Belgique - Musée

La nomination de Bernard Blistène en duo à Bruxelles fait des vagues

Par Sindbad Hammache · lejournaldesarts.fr

Le 25 juin 2021 - 590 mots

BRUXELLES / BELGIQUE

Kanal-Pompidou a décidé d’opter pour une direction artistique bicéphale alors que le jury avait élu Kasia Redzisz.

Bernard Blistène. © Centre-Pompidou / Philippe Migeat
Bernard Blistène.
© Centre-Pompidou / Philippe Migeat

Lundi dernier, un jury réuni par Kanal-Centre Pompidou devait choisir le nom de son directeur artistique, équivalent d’un conservateur en chef. Mais le conseil d’administration du futur musée d’art contemporain bruxellois a pris une décision surprise en choisissant deux candidats pour constituer un duo :  Kasia Redzisz, conservatrice à la Tate Liverpool, et Bernard Blistène, directeur en fin de mandat du Musée national d’art moderne au Centre Pompidou. 

Ce doublement de poste de dernière minute a immédiatement fait réagir le milieu artistique belge. Présentée comme « construite sur le travail professionnel et rigoureux d’un jury » par l’institution, la décision du conseil d’administration déjuge de fait le travail des jurés qui avaient choisi Kasia Redzisz.

« La solution du duo n'a jamais été présentée au jury et a été concoctée par Goldstein [Yves, directeur de Kanal] lui-même, qui l'a présentée au conseil d'administration, lequel a finalement suivi et accepté sa proposition. » indique une lettre ouverte qui a recueilli la signature de nombreuses personnalités du monde de l’art belge. Le jury, composé de six experts et de quatre membres du conseil d’administration, a donné six voix à Kasia Redzisz, et quatre à Bernard Blistène. « La direction s’attendait à ce que ce soit Bernard Blistène, explique Anne Pontégnie, commissaire d’exposition qui a siégé au comité scientifique de Kanal. Mais deux votes des membres du conseil d’administration n’ont pas suivi, c’est venu comme une surprise ».

Pourtant, l’enjeu de la nomination du directeur artistique était d’écarter les craintes de « colonisation culturelle » du Centre Pompidou, comme le craignent certains. Le projet Kanal est en effet régulièrement critiqué pour sa dépendance au musée parisien et la déconnexion élitiste qui pourrait en découler : le futur musée prend place dans un ancien garage Citroën de 40 000 m², situé dans un quartier populaire de la capitale européenne. 

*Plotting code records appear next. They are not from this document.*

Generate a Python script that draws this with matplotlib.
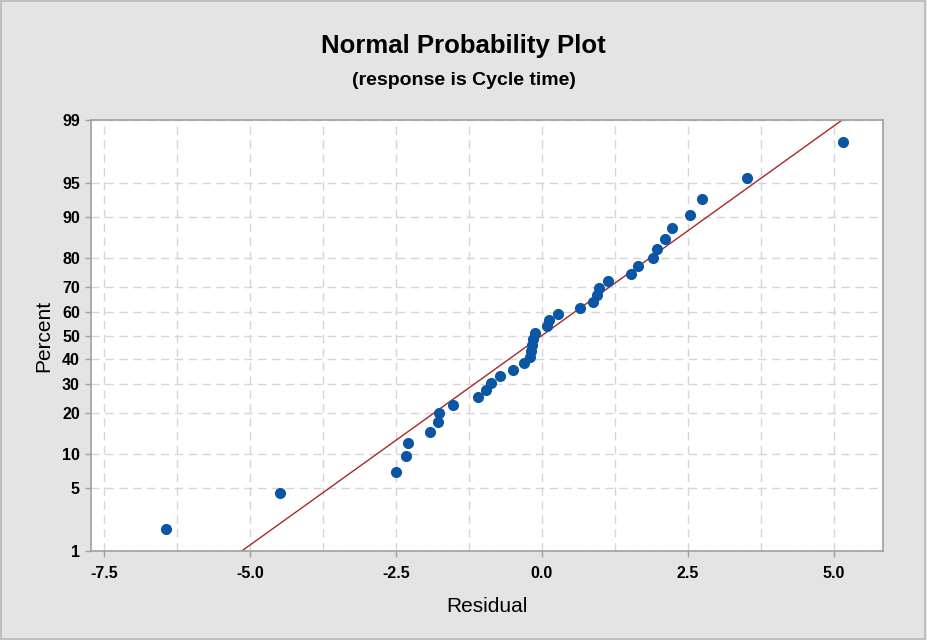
import numpy as np
import matplotlib
matplotlib.use("Agg")
import matplotlib.pyplot as plt
from matplotlib.patches import Rectangle
from matplotlib.ticker import FixedLocator, MultipleLocator
from statistics import NormalDist

# residuals, sorted
residuals = [-6.44, -4.48, -2.49, -2.33, -2.29, -1.91, -1.78, -1.77, -1.53, -1.09,
             -0.95, -0.88, -0.71, -0.50, -0.31, -0.21, -0.18, -0.17, -0.16, -0.11,
             0.09, 0.12, 0.28, 0.66, 0.87, 0.95, 0.97, 1.13, 1.53, 1.64,
             1.91, 1.97, 2.10, 2.22, 2.53, 2.74, 3.51, 5.16]
# plotted percent for each residual
percents = [1.82, 4.43, 7.03, 9.64, 12.24, 14.84, 17.45, 20.05, 22.66, 25.26,
            27.86, 30.47, 33.07, 35.68, 38.28, 40.89, 43.49, 46.09, 48.70, 51.30,
            53.91, 56.51, 59.11, 61.72, 64.32, 66.93, 69.53, 72.14, 74.74, 77.34,
            79.95, 82.55, 85.16, 87.76, 90.36, 92.97, 95.57, 98.18]
# fitted normal line
fit_mean = 0.0
fit_sd = 2.21
line_percents = [1, 99]

y_ticks = [1, 5, 10, 20, 30, 40, 50, 60, 70, 80, 90, 95, 99]
x_ticks = [-7.5, -5.0, -2.5, 0.0, 2.5, 5.0]

nd = NormalDist()
_ppf = np.vectorize(lambda p: nd.inv_cdf(min(max(p / 100.0, 1e-9), 1 - 1e-9)), otypes=[float])
_cdf = np.vectorize(lambda z: nd.cdf(z) * 100.0, otypes=[float])


def forward(p):
    return _ppf(np.asarray(p, dtype=float))


def inverse(z):
    return _cdf(np.asarray(z, dtype=float))


plt.rcParams['font.family'] = ['Liberation Sans', 'DejaVu Sans']

bg = '#e4e4e4'
fig = plt.figure(figsize=(9.27, 6.4), dpi=100, facecolor=bg)
fig.patches.append(Rectangle((0.001, 0.001), 0.997, 0.997, transform=fig.transFigure,
                             fill=False, edgecolor='#b8b8b8', linewidth=1.2))

ax = fig.add_axes([0.0982, 0.139, 0.8543, 0.6735])
ax.set_facecolor('white')
ax.set_yscale('function', functions=(forward, inverse))
ax.set_ylim(1, 99)
ax.set_xlim(-7.72, 5.84)

ax.yaxis.set_major_locator(FixedLocator(y_ticks))
ax.set_yticklabels([str(t) for t in y_ticks])
ax.yaxis.set_minor_locator(FixedLocator([]))
ax.xaxis.set_major_locator(FixedLocator(x_ticks))
ax.set_xticklabels(['%.1f' % t for t in x_ticks])
ax.xaxis.set_minor_locator(MultipleLocator(1.25))

ax.grid(True, which='both', axis='x', color='#d6d6d6', linestyle=(0, (6, 4)), linewidth=1)
ax.grid(True, which='major', axis='y', color='#d6d6d6', linestyle=(0, (6, 4)), linewidth=1)
ax.set_axisbelow(True)

for s in ax.spines.values():
    s.set_color('#a0a0a0')
    s.set_linewidth(1.2)

ax.tick_params(axis='both', which='major', direction='out', length=4, color='#a0a0a0',
               labelsize=11.5, width=1)
ax.tick_params(axis='x', which='major', pad=7)
ax.tick_params(axis='y', which='major', pad=4)
ax.tick_params(axis='x', which='minor', length=0)
for lab in ax.get_xticklabels() + ax.get_yticklabels():
    lab.set_fontweight('bold')

# fitted line
line_x = [fit_mean + fit_sd * nd.inv_cdf(p / 100.0) for p in line_percents]
ax.plot(line_x, line_percents, color='#a8282a', linewidth=1.0, zorder=2)

ax.plot(residuals, percents, linestyle='none', marker='o', markersize=7,
        color='#0a56a5', markeredgecolor='#0a56a5', zorder=3)

ax.set_xlabel('Residual', fontsize=15, labelpad=11)
ax.set_ylabel('Percent', fontsize=15, labelpad=6)

fig.text(0.5, 0.928, 'Normal Probability Plot', ha='center', va='center',
         fontsize=18.5, fontweight='bold')
fig.text(0.5, 0.874, '(response is Cycle time)', ha='center', va='center',
         fontsize=14, fontweight='bold')

fig.savefig('out.png', dpi=100, facecolor=bg)
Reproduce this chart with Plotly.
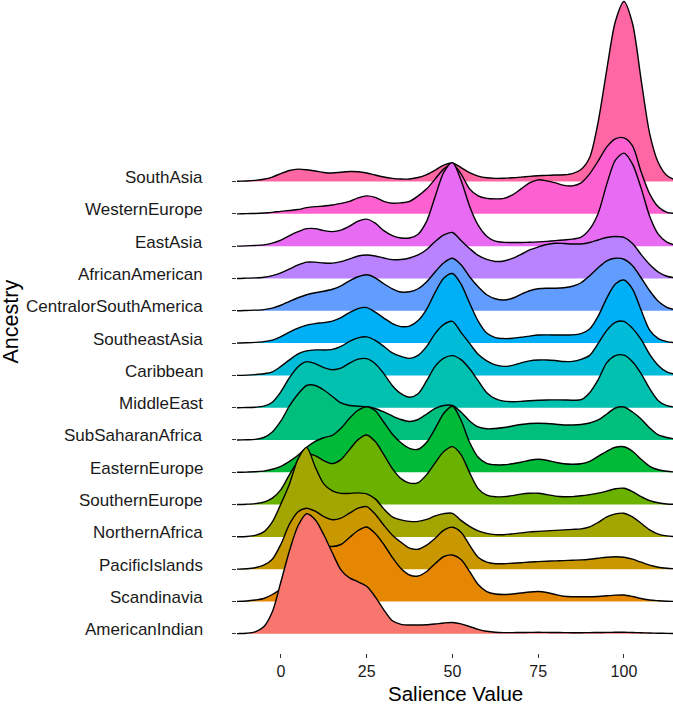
import plotly.graph_objects as go

# Salience value grid at which the ridge heights were read
salience = [-15, -12.5, -10, -7.5, -5, -2.5, 0, 2.5, 5, 7.5, 10, 12.5, 15, 17.5, 20, 22.5,
            25, 27.5, 30, 32.5, 35, 37.5, 40, 42.5, 45, 47.5, 50, 52.5, 55, 57.5, 60, 62.5,
            65, 67.5, 70, 72.5, 75, 77.5, 80, 82.5, 85, 87.5, 90, 92.5, 95, 97.5, 100, 102.5,
            105, 107.5, 110, 112.5, 115]

# Ancestry categories, bottom to top
ancestry = ["AmericanIndian", "Scandinavia", "PacificIslands", "NorthernAfrica",
            "SouthernEurope", "EasternEurope", "SubSaharanAfrica", "MiddleEast",
            "Caribbean", "SoutheastAsia", "CentralorSouthAmerica", "AfricanAmerican",
            "EastAsia", "WesternEurope", "SouthAsia"]

x_ticks = [0, 25, 50, 75, 100]

# Ridge heights (relative density, 32.3 units = one ridge spacing)
american_indian = [0, 0.2, 0.6, 2, 7, 22, 52, 83, 108, 120, 114, 99, 81, 64, 56, 52, 47.5, 37, 24, 13,
                   9.5, 8.8, 8.8, 9, 9.8, 10.8, 11.3, 10, 7.3, 4.5, 2.5, 1.5, 1.2, 1.2, 1.3, 1.4, 1.5,
                   1.4, 1.3, 1.2, 1.1, 1.1, 1.2, 1.3, 1.4, 1.5, 1.5, 1.3, 1, 0.8, 0.6, 0.4, 0.3]
scandinavia = [0, 0.1, 0.5, 1.5, 3, 7, 13, 25, 40, 52, 57, 56, 55, 57, 64, 71, 74.5, 68, 57, 44,
               33, 26.5, 25.5, 30, 38, 45, 46.5, 42, 30, 17, 10, 7.5, 7, 7.5, 8.5, 9.5, 10, 9, 7,
               5.2, 4.8, 4.8, 4.8, 5, 5.7, 6.4, 6.5, 5, 3, 1.5, 0.8, 0.3, 0.1]
pacific_islands = [0, 0.1, 0.5, 1.5, 4, 10, 25, 45, 57.5, 61, 58, 52.5, 49.5, 51, 56, 61, 62.5, 55,
                   44, 34, 27, 21, 20, 24, 31, 39, 42, 37, 24, 12, 7, 5.5, 5.5, 6, 6.5, 7.2, 7.6, 8,
                   8.3, 8.6, 9, 9.3, 10, 11, 12, 12.5, 12, 10, 7, 4, 2, 1, 0.4]
northern_africa = [0, 0.1, 0.4, 1.5, 5, 15, 33, 53, 78, 89.5, 70, 53, 46, 43.5, 43.5, 44, 43, 38,
                   28, 20, 17, 15.5, 15.5, 17.5, 21, 23.3, 23.6, 16.5, 10.5, 6, 3.5, 2.3, 2.2, 3, 4,
                   5, 5.5, 6, 6.5, 7, 7.5, 8, 10, 14.5, 20, 23, 23.6, 20, 13.6, 7, 2.8, 1, 0.3]
southern_europe = [0, 0.1, 0.4, 1, 2.5, 6.5, 15, 30, 43, 50, 49, 44, 41, 45, 55, 65, 69.6, 63, 50,
                   36, 26, 21.5, 22, 30, 42, 53, 58, 50, 32, 16, 9.5, 7.8, 8, 9, 10.5, 11.3, 11.3,
                   10, 8.5, 7.9, 8, 8.8, 10, 11.5, 13.5, 15.8, 16.3, 13, 8, 4, 1.8, 0.6, 0.2]
eastern_europe = [0, 0, 0.2, 0.5, 1.2, 3, 6, 11, 17, 25, 31, 34.5, 37, 44, 54, 62, 65.6, 61.5, 50,
                  38, 29.5, 24, 23, 30, 44, 59, 66, 52, 30, 15, 9, 7.5, 7.5, 8.5, 10, 12, 13, 12,
                  10, 8.5, 8, 8.5, 11, 16, 21, 25, 25.5, 21, 13, 6, 2.5, 1, 0.3]
sub_saharan_africa = [0, 0, 0.2, 0.6, 2.5, 8, 19, 34, 46, 54.5, 54.5, 50, 43.5, 37, 34.5, 33.8,
                      33.3, 31.5, 28, 24, 20.5, 18.5, 20.5, 26, 31.5, 34.5, 34.5, 28, 19, 13, 11.2,
                      11.5, 12.5, 14, 15.5, 16.5, 16.8, 16.5, 15.8, 15, 15, 15.5, 17, 20, 26, 32,
                      33, 28, 21, 12, 5, 2.5, 1]
middle_east = [0, 0, 0.2, 0.5, 1.5, 5.5, 16, 30, 41, 46, 44, 40, 38, 39.5, 44.5, 48.5, 49, 44, 34,
               22, 14, 10.5, 14, 27, 41.5, 49.5, 52, 48, 39, 27, 15, 9, 6.5, 6, 6.3, 7, 7.5, 7.7,
               7.8, 7.7, 7.5, 8, 15, 28, 45, 52, 52.5, 46, 34, 19, 7, 2, 0.5]
caribbean = [0, 0, 0.3, 0.8, 1.6, 3.5, 9, 15.5, 21.5, 24.5, 25.5, 25.4, 26, 29, 34, 37.5, 38.5, 35,
             29, 22.5, 19, 17, 20, 29, 42, 51, 54, 43, 32, 21, 14.5, 10.5, 9, 10, 12.5, 14.5,
             15.3, 15.4, 14.8, 13.8, 14, 16, 20, 32, 45, 53, 54, 47, 36, 21, 10, 3.5, 1]
southeast_asia = [0, 0, 0.3, 0.7, 1.4, 3, 6.5, 11, 15, 18, 19.5, 20.5, 22, 25.5, 30.5, 34.5, 35.5,
                  31, 25, 19.5, 16.5, 17, 22.5, 34, 51, 65, 69.5, 59, 40, 22, 10, 5.5, 4.5, 4.8,
                  5.8, 7, 8, 8.2, 8.1, 8, 8.2, 9.5, 14, 27, 45, 59, 63, 54, 33, 13, 4.5, 1.5, 0.4]
central_south_america = [0, 0, 0.3, 0.6, 1.2, 2.7, 5.5, 9.5, 13, 16, 18, 19.5, 21.5, 25, 30, 34,
                         36, 33, 27, 22, 18.8, 19, 22, 29, 39, 48, 52.5, 46, 34, 24, 16, 12, 10.8,
                         12.5, 16.5, 20, 22, 22.5, 22.5, 23, 24.5, 28, 35, 43, 50, 52.5, 51.5, 45,
                         33, 20, 9.5, 3.5, 1]
african_american = [0, 0, 0.3, 0.6, 1.2, 2.8, 5.5, 9.5, 13.5, 16.3, 16.3, 15.5, 15.3, 16.8, 19.5,
                    22.5, 23.5, 22.5, 20.5, 18.8, 19, 20.5, 23.5, 29, 37, 43.5, 46, 38, 30, 23, 19,
                    17, 17.5, 20, 24, 28.5, 31.5, 34, 35.2, 35, 34.5, 34.5, 36, 38.5, 41, 42, 41,
                    35, 24, 14, 6.5, 2.2, 0.6]
east_asia = [0, 0, 0.3, 0.7, 1.3, 3, 6, 10.5, 14.5, 17.5, 17.5, 15.5, 14.5, 16, 20, 25, 27, 23,
             15.5, 10.5, 8.2, 8.2, 12, 25, 50, 74, 83.5, 66, 40, 21, 10, 5, 3.8, 3.6, 3.7, 3.9,
             4.3, 4.8, 5.5, 6.2, 7, 9, 17, 33, 62, 86, 93, 82, 58, 30, 12, 4, 1]
western_europe = [0, 0, 0.2, 0.4, 0.8, 1.5, 2.5, 3.4, 4.3, 6.2, 7.2, 7.8, 8.8, 10.5, 12.5, 16, 18,
                  16.5, 12.5, 10.6, 11, 12.5, 18, 25, 35, 45, 50, 40, 25, 18, 15.5, 15, 15.5, 19,
                  25, 31, 34, 33, 31, 28.5, 28, 31, 40, 53, 67, 75, 76, 68, 42, 20, 7, 1.5, 0.5]
south_asia = [0, 0.3, 0.6, 1.2, 2.3, 4.5, 8, 11, 12.4, 11.8, 10.6, 9, 8.5, 9.3, 10, 9.8, 8.6, 6.5,
              4.5, 3.2, 2.5, 2.6, 4, 7, 11.5, 16.5, 18.5, 14, 9, 5.5, 3.8, 3.2, 3.3, 3.8, 4.4, 5.2,
              5.8, 6.2, 6.5, 6.8, 8, 12, 24, 60, 112, 160, 180, 158, 102, 48, 19, 6, 1.5]

ridge_heights = [american_indian, scandinavia, pacific_islands, northern_africa, southern_europe,
                 eastern_europe, sub_saharan_africa, middle_east, caribbean, southeast_asia,
                 central_south_america, african_american, east_asia, western_europe, south_asia]

colors = ["#F8766D", "#E58700", "#C99800", "#A3A500", "#6BB100", "#00BA38", "#00BF7D",
          "#00C0AF", "#00BCD8", "#00B0F6", "#619CFF", "#B983FF", "#E76BF3", "#FD61D1", "#FF67A4"]

row_scale = 32.3
FONT = "Liberation Sans, Arial, Helvetica, sans-serif"
PLOT_H = 653.0

fig = go.Figure()
# draw from the top ridge down, so lower ridges overlap upper ones
for i in reversed(range(len(ancestry))):
    h = ridge_heights[i]
    fig.add_trace(go.Scatter(x=salience, y=[i] * len(salience), mode="lines",
                             line=dict(width=0, color="rgba(0,0,0,0)"),
                             showlegend=False, hoverinfo="skip"))
    fig.add_trace(go.Scatter(x=salience, y=[i + v / row_scale for v in h], mode="lines",
                             line=dict(color="black", width=1.4, shape="spline", smoothing=0.8),
                             fill="tonexty", fillcolor=colors[i], name=ancestry[i],
                             showlegend=False))

annotations = []
for i, name in enumerate(ancestry):
    annotations.append(dict(text=name, xref="paper", x=0, xanchor="right", xshift=-32,
                            yref="y", y=i, yanchor="middle", yshift=4, showarrow=False,
                            font=dict(size=17, color="#1a1a1a", family=FONT)))
annotations.append(dict(text="Ancestry", textangle=-90, xref="paper", x=(10 - 237) / 436.0,
                        xanchor="center", yref="paper", y=(PLOT_H - 321.5) / PLOT_H,
                        yanchor="middle", showarrow=False,
                        font=dict(size=21.5, color="black", family=FONT)))
annotations.append(dict(text="Salience Value", xref="paper", x=0.5, xanchor="center",
                        yref="paper", y=(PLOT_H - 693.5) / PLOT_H, yanchor="middle",
                        showarrow=False, font=dict(size=20.5, color="black", family=FONT)))

fig.update_layout(
    width=673, height=705,
    margin=dict(l=237, r=0, t=0, b=52, pad=0),
    plot_bgcolor="white", paper_bgcolor="white",
    font=dict(family=FONT, color="black"),
    xaxis=dict(range=[-12.8, 114.3], tickvals=x_ticks,
               ticks="outside", ticklen=4, tickwidth=1, tickcolor="#333333",
               showgrid=False, zeroline=False, showline=False,
               tickfont=dict(size=16, color="#1a1a1a")),
    yaxis=dict(range=[-0.594, 19.62], tickvals=list(range(len(ancestry))),
               ticktext=[""] * len(ancestry),
               ticks="outside", ticklen=4, tickwidth=1, tickcolor="#333333",
               showgrid=False, zeroline=False, showline=False),
    annotations=annotations,
)

fig.write_html("out.html", config={"displayModeBar": False},
               post_script="document.body.style.margin='0';document.body.style.padding='0';"
                           "document.body.style.overflow='hidden';")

Le bâtiment Citroën, édifice moderniste du quartier Yser, accueillera le Kanal-Centre Pompidou à Bruxelles - Photo courtesy Collection Citroën Belux
Le bâtiment Citroën, édifice moderniste du quartier Yser, accueillera le Kanal-Centre Pompidou à Bruxelles
Courtesy Collection Citroën Belux

Si la nomination de Bernard Blistène n’apparaît pas comme allant dans le sens d’une prise de distance avec le Centre Pompidou, Yves Goldstein assure dans les colonnes du quotidien belge L’Echo que ce dernier [va] « tourne[r] la page pour se concentrer sur Kanal et s’installer en Belgique ».

La lettre ouverte-pétition pointe également une décision sexiste : «  La mettre en équipe avec un homme plus âgé est un acte de sexisme offensant et une insulte flagrante à son expertise et à ses capacités ».

Lancé en 2016 dans le cadre d’un accord entre le Centre Pompidou et la région de Bruxelles, le musée devrait être inaugurée en 2024. Pré-ouvert depuis 2018 dans une « version brute », sa gouvernance est fortement contestée et a déjà entraîné plusieurs démissions. Chapeauté par la région de Bruxelles, le futur centre d’art contemporain est dirigé par un membre du Parti socialiste au pouvoir. Ce dernier est notamment critiqué pour son absence d’expérience dans le milieu culturel. « Yves Goldstein est un apparatchik qui ne connaît rien, et prend toutes les décisions ! », s’insurge Anne Pontégnie, qui a démissionné en septembre 2020.

Avec un investissement régional de 210 millions d’euros, le projet Kanal revêt une grande importance politique en Belgique, et fait l’objet de nombreux débats au parlement bruxellois. Un partenariat à deux millions d’euros par an lie Kanal au musée parisien, permettant d’exposer des œuvres du Centre Pompidou et d’utiliser sa marque.

La pétition a déjà rassemblé 700 signatures dont de nombreux les artistes (Lili Reynaud-Dewar, Laëtitia Badaut Haussmann, Marie Docher …) commissaires d’expositions, directeurs de centres d’art (Bertrand Riou, Emilie Renard), galeristes (Stéphane Corréard) et critiques d’art (Elisabeth Lebovici).